A Simple functorch Example
In recent years, there has been a small movement of people trying to go from stateful (Python OOP, class-based modules) to stateless (pure functions) neural network code. The standard PyTorch nn.module is indeed a OOP-based class. But more recent libraries such as JAX, introduce the ability to feasiby create stateless (just functions!) machine learning models. Now, in PyTorch version 1.13, we have functorch in-tree (in the main package). Why stateless? Read this blog post for the differences, but some reasons for why I like stateless code is because:
- Less leaky abstractions (and less unknown abstractions in general!)
- Closer to the mathematical form (after all, a neural network is just a series of functions chained together!)
- When you learn SGD in class in the mathematical form and then use PyTorch, the disconnect is fairly evident.
- Less compute overhead (less things to keep track of internally –> less memory needed)
- Ability to work a lower level (which, in my opinion, can help facilitate new ideas)
- Ability to work with function transformations such as
vmap,pmap,jit, andgrad(PyTorch hasgrad… yes I know… but applying grad to a stateless function makes much more intuitive sense than applying it to some stateful module!).
This might sound like an advertisement for JAX (which might be coming up in a future blog post!), but it is really to set the stage for functorch. functorch is a library that allows you to accomplish nearly all of the above, but in PyTorch! The basic idea is to purify stateful PyTorch modules into stateless functions like this (source):
import torch
import functorch
from functorch import make_functional
model = torch.nn.Linear(3, 3)
func_model, params = make_functional(model)As functorch is relatively new, there aren’t many examples out there showing how to use the library.
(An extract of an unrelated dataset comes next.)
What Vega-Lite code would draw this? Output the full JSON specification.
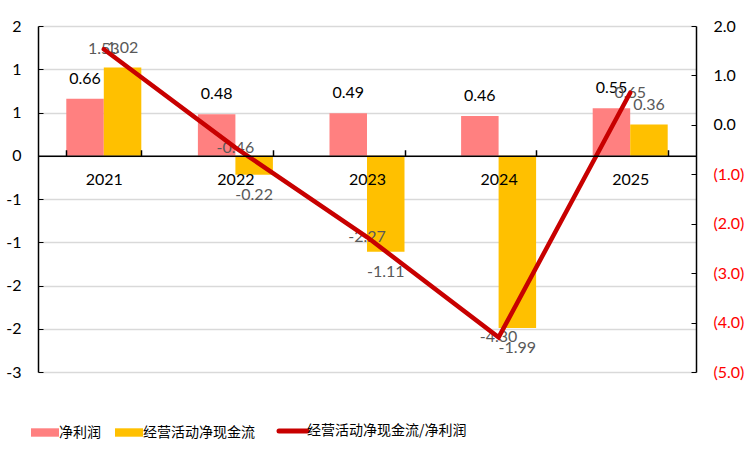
{
  "$schema": "https://vega.github.io/schema/vega-lite/v6.json",
  "width": 658,
  "height": 346,
  "padding": {"left": 5, "top": 18, "right": 5, "bottom": 3},
  "background": "white",
  "config": {
    "view": {"stroke": null},
    "font": "Lato, Noto Sans CJK SC",
    "axis": {"labelFont": "Lato, Noto Sans CJK SC"},
    "legend": {"labelFont": "Noto Sans CJK SC"}
  },
  "datasets": {
    "bars": [
      {"year": "2021", "series": "净利润", "value": 0.66},
      {"year": "2021", "series": "经营活动净现金流", "value": 1.02},
      {"year": "2022", "series": "净利润", "value": 0.48},
      {"year": "2022", "series": "经营活动净现金流", "value": -0.22},
      {"year": "2023", "series": "净利润", "value": 0.49},
      {"year": "2023", "series": "经营活动净现金流", "value": -1.11},
      {"year": "2024", "series": "净利润", "value": 0.46},
      {"year": "2024", "series": "经营活动净现金流", "value": -1.99},
      {"year": "2025", "series": "净利润", "value": 0.55},
      {"year": "2025", "series": "经营活动净现金流", "value": 0.36}
    ],
    "ratio": [
      {"year": "2021", "series": "经营活动净现金流/净利润", "value": 1.53},
      {"year": "2022", "series": "经营活动净现金流/净利润", "value": -0.46},
      {"year": "2023", "series": "经营活动净现金流/净利润", "value": -2.27},
      {"year": "2024", "series": "经营活动净现金流/净利润", "value": -4.30},
      {"year": "2025", "series": "经营活动净现金流/净利润", "value": 0.65}
    ]
  },
  "encoding": {
    "x": {
      "field": "year",
      "type": "nominal",
      "scale": {"paddingInner": 0.43, "paddingOuter": 0.215},
      "axis": {
        "title": null,
        "labelAngle": 0,
        "domainColor": "black",
        "domainWidth": 1.5,
        "tickColor": "black",
        "tickWidth": 1.5,
        "tickBand": "extent",
        "tickSize": -6,
        "labelPadding": 22,
        "labelFontSize": 16,
        "labelColor": "black",
        "offset": -216.25,
        "zindex": 1
      }
    }
  },
  "layer": [
    {
      "data": {"name": "bars"},
      "transform": [
        {"calculate": "replace(format(datum.value, '.2f'), '\u2212', '-')", "as": "label"}
      ],
      "encoding": {
        "y": {
          "field": "value",
          "type": "quantitative",
          "scale": {"domain": [-2.5, 1.5], "nice": false},
          "axis": {
            "orient": "left",
            "title": null,
            "values": [-2.5, -2, -1.5, -1, -0.5, 0, 0.5, 1, 1.5],
            "labelExpr": "(datum.value < 0 ? '-' : '') + round(abs(datum.value))",
            "grid": true,
            "gridColor": "#D9D9D9",
            "gridWidth": 1.3,
            "domainColor": "black",
            "domainWidth": 1.5,
            "tickColor": "black",
            "tickSize": -5,
            "labelPadding": 22,
            "labelFontSize": 16,
            "labelColor": "black"
          }
        },
        "xOffset": {"field": "series", "sort": ["净利润", "经营活动净现金流"]}
      },
      "layer": [
        {
          "mark": {"type": "bar"},
          "encoding": {
            "color": {
              "field": "series",
              "type": "nominal",
              "scale": {
                "domain": ["净利润", "经营活动净现金流", "经营活动净现金流/净利润"],
                "range": ["#FF8080", "#FFC000", "#C80000"]
              },
              "legend": {
                "orient": "bottom",
                "offset": 52,
                "direction": "horizontal",
                "title": null,
                "labelFontSize": 14,
                "labelColor": "black",
                "labelLimit": 400,
                "symbolSize": 784,
                "columnPadding": 14,
                "labelOffset": 7,
                "encode": {
                  "symbols": {
                    "update": {
                      "shape": {"signal": "datum.value === '经营活动净现金流/净利润' ? 'stroke' : 'M-1,-0.3H1V0.3H-1Z'"},
                      "fill": {"signal": "datum.value === '经营活动净现金流/净利润' ? 'transparent' : scale('color', datum.value)"},
                      "stroke": {"signal": "scale('color', datum.value)"},
                      "strokeWidth": {"signal": "datum.value === '经营活动净现金流/净利润' ? 5 : 0"},
                      "strokeCap": {"value": "round"},
                      "opacity": {"value": 1}
                    }
                  }
                }
              }
            }
          }
        },
        {
          "mark": {"type": "text", "dy": -20, "fontSize": 16, "baseline": "middle", "align": "center"},
          "transform": [{"filter": "datum.value >= 0"}],
          "encoding": {
            "text": {"field": "label"},
            "color": {"condition": {"test": "datum.series === '净利润'", "value": "#000000"}, "value": "#595959"}
          }
        },
        {
          "mark": {"type": "text", "dy": 20, "fontSize": 16, "baseline": "middle", "align": "center"},
          "transform": [{"filter": "datum.value < 0"}],
          "encoding": {
            "text": {"field": "label"},
            "color": {"condition": {"test": "datum.series === '净利润'", "value": "#000000"}, "value": "#595959"}
          }
        }
      ]
    },
    {
      "data": {"name": "ratio"},
      "transform": [
        {"calculate": "replace(format(datum.value, '.2f'), '\u2212', '-')", "as": "label"}
      ],
      "encoding": {
        "y": {
          "field": "value",
          "type": "quantitative",
          "scale": {"domain": [-5, 2], "nice": false},
          "axis": {
            "orient": "right",
            "title": null,
            "values": [-5, -4, -3, -2, -1, 0, 1, 2],
            "labelExpr": "datum.value < 0 ? '(' + format(-datum.value, '.1f') + ')' : format(datum.value, '.1f')",
            "grid": false,
            "domainColor": "black",
            "domainWidth": 1.5,
            "tickColor": "black",
            "tickSize": -5,
            "labelPadding": 22,
            "labelFontSize": 16,
            "labelColor": {"condition": {"test": "datum.value < 0", "value": "#FF0000"}, "value": "black"}
          }
        }
      },
      "layer": [
        {
          "mark": {"type": "text", "fontSize": 16, "baseline": "middle", "align": "center", "color": "#595959"},
          "encoding": {"text": {"field": "label"}}
        },
        {
          "mark": {"type": "line", "strokeWidth": 4.5, "strokeCap": "round", "strokeJoin": "miter"},
          "encoding": {
            "color": {"field": "series", "type": "nominal"}
          }
        }
      ]
    }
  ],
  "resolve": {"scale": {"y": "independent"}}
}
So the goal of the rest of this post is to provide a simple example for creating an image classifier using functorch and PyTorch and updating the weights using SGD (no torch.optim!).
Here is the code:
import torch
import torchplate
from torchplate import experiment
from torchplate import utils
import functorch
from functorch import grad, grad_and_value
import torch.nn as nn
import torch.nn.functional as F
from torch.utils.data import DataLoader
from rsbox import ml
# import torchopt
import requests
from tqdm.auto import tqdm
import cloudpickle as cp
from urllib.request import urlopen
class Net(nn.Module):
def __init__(self):
super().__init__()
self.fc1 = nn.Linear(3*32*32, 120)
self.fc2 = nn.Linear(120, 84)
self.fc3 = nn.Linear(84, 16)
self.fc4 = nn.Linear(16, 3)
def forward(self, x):
x = torch.flatten(x, 1)
x = F.relu(self.fc1(x))
x = F.relu(self.fc2(x))
x = F.relu(self.fc3(x))
x = self.fc4(x)
return x
class OptExp:
def __init__(self):
self.model_module = Net()
self.criterion = nn.CrossEntropyLoss()
dataset = cp.load(urlopen("https://stanford.edu/~rsikand/assets/datasets/mini_cifar.pkl"))
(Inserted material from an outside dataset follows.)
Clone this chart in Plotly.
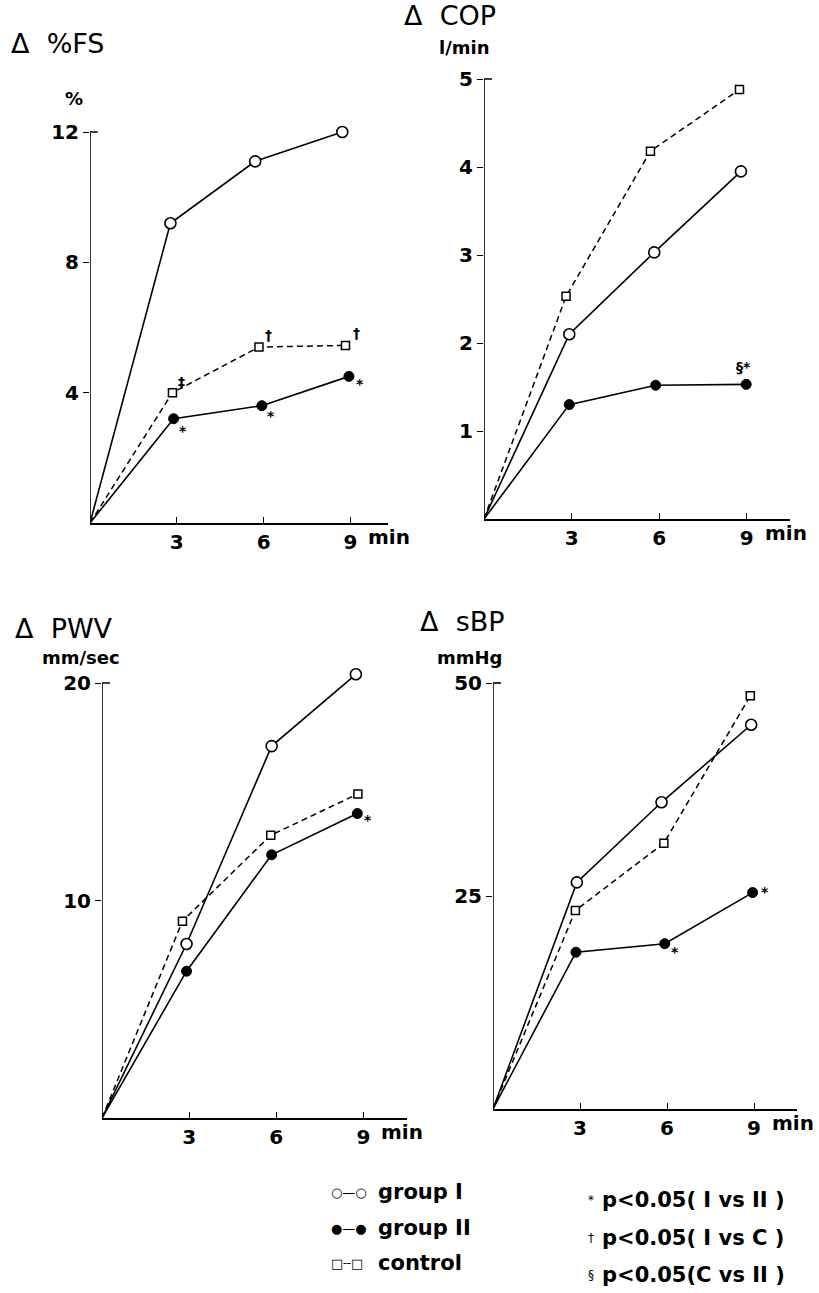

self.trainloader, self.testloader = torchplate.utils.get_xy_loaders(dataset)
self.model, self.params = functorch.make_functional(self.model_module) # init network
def predict(self, x):
"""returns logits"""
assert self.model is not None
assert self.params is not None
logits = self.model(self.params, x)
return logits
@staticmethod
def sgd_step(params, gradients, lr):
"""one gradient step for updating the weights"""
updated_params = []
for param, gradient in zip(params, gradients):
update = param - (lr * gradient)
updated_params.append(update)
return tuple(updated_params)
@staticmethod
def stateless_loss(params, model, criterion, batch):
"""
Need to perform forward pass and loss calculation in one function
since we need gradients w.r.t params (must be args[0]). The first
value we return also needs to be the scalar loss value.
"""
x, y = batch
logits = model(params, x)
loss_val = criterion(logits, y)
return loss_val, logits
@staticmethod
def train_step(params, model, criterion, batch, lr):
"""Combine this all into one function for modularity"""
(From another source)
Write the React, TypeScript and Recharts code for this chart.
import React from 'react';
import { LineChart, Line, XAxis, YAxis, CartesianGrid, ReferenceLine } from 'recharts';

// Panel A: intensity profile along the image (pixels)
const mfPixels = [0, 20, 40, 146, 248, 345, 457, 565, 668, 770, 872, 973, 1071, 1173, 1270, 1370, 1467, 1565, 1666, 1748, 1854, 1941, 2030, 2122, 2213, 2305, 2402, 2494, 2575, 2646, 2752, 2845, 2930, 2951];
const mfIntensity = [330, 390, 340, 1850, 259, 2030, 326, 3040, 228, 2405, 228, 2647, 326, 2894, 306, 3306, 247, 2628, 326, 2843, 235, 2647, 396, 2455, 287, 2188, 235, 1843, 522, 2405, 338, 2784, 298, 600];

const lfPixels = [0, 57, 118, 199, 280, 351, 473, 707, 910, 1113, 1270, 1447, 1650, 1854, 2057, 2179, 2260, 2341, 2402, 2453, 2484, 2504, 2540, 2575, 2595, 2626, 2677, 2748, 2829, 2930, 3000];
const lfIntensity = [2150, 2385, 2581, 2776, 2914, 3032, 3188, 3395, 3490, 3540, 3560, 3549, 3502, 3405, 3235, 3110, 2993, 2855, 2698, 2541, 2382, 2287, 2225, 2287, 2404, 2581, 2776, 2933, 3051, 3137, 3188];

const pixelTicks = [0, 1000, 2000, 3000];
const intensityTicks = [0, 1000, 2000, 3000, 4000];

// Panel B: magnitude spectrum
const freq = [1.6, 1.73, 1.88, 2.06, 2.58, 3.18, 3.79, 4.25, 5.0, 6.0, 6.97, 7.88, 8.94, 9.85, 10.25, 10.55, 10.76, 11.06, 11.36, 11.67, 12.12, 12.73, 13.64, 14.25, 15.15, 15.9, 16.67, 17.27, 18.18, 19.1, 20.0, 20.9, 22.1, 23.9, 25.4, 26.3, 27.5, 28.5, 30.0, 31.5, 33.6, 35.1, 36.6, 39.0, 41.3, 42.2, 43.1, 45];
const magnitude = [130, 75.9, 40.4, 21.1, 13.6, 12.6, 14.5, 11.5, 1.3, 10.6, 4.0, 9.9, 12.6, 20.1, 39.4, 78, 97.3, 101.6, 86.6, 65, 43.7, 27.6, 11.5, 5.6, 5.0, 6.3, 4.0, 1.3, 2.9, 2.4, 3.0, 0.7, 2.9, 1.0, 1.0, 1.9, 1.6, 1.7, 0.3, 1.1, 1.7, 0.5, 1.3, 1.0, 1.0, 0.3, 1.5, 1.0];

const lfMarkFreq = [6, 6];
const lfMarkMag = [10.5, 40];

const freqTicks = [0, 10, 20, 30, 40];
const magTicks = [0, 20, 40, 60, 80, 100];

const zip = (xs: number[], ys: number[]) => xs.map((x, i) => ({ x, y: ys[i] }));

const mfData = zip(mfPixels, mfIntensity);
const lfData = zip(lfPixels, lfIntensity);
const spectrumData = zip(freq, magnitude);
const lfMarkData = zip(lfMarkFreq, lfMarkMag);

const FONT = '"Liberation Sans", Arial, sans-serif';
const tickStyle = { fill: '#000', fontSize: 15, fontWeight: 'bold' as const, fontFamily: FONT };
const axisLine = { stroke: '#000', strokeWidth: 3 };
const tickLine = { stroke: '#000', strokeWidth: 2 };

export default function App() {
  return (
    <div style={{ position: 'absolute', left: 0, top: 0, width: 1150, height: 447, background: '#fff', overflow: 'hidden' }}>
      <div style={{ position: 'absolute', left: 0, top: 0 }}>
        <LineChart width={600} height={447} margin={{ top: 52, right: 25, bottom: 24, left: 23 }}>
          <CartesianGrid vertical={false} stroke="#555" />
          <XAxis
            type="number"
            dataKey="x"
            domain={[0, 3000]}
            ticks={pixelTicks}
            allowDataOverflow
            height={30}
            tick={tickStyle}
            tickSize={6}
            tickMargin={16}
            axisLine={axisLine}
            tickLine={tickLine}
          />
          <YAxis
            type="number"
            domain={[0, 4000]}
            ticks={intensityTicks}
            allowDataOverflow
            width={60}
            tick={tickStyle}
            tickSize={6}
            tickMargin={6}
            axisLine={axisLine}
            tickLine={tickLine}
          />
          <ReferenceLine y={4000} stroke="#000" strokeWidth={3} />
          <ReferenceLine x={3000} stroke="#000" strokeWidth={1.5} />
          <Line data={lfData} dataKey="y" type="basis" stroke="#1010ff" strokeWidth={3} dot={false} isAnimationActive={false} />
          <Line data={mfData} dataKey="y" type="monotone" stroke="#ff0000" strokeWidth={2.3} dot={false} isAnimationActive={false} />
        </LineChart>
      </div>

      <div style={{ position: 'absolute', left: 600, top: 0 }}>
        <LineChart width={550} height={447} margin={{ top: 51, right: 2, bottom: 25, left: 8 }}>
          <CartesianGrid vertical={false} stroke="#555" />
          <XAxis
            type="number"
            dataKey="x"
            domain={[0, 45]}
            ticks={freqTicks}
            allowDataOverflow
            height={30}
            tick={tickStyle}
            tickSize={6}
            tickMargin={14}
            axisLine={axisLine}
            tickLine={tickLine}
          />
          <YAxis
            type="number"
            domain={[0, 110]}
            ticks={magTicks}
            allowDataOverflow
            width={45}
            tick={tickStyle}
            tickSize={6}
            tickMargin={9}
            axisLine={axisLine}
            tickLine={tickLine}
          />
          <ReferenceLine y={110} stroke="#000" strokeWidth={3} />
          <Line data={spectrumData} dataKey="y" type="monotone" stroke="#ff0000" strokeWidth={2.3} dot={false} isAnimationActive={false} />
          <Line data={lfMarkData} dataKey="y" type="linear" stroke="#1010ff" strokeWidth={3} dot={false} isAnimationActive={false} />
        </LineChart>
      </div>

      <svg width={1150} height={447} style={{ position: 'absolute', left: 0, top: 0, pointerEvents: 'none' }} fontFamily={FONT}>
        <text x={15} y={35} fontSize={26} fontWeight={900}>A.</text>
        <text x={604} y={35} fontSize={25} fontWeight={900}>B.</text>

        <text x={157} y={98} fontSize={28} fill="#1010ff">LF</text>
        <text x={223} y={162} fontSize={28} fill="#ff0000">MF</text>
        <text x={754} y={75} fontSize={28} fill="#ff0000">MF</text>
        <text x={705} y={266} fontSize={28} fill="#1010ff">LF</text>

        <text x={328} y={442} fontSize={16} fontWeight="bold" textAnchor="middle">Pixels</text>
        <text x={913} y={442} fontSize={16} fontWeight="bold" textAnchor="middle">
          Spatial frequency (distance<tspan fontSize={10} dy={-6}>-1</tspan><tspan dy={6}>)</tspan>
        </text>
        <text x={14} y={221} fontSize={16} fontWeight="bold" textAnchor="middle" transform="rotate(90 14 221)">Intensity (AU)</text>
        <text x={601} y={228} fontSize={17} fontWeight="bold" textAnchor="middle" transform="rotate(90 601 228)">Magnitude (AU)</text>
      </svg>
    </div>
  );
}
# has_aux means we can return more than just the scalar loss
grad_and_loss_fn = grad_and_value(OptExp.stateless_loss, has_aux=True)
grads, aux_outputs = grad_and_loss_fn(params, model, criterion, batch) # get the grads
loss_val, logits = aux_outputs
params = OptExp.sgd_step(params, grads, lr)
return params, loss_val, logits
def train(self, num_epochs=10, lr=0.01):
print('Beginning training!')
epoch_num = 0
for epoch in range(num_epochs):
running_loss = 0.0
epoch_num += 1
tqdm_loader = tqdm(self.trainloader)
for batch in tqdm_loader:
tqdm_loader.set_description(f"Epoch {epoch_num}")
# update params with one step
self.params, loss_val, logits = OptExp.train_step(self.params, self.model, self.criterion, batch, lr)
running_loss += loss_val
# print loss
epoch_avg_loss = running_loss/len(self.trainloader)
print("Training Loss (epoch " + str(epoch_num) + "):", epoch_avg_loss)
print('Finished training!')
exp = OptExp()
exp.train(num_epochs=50, lr=0.01)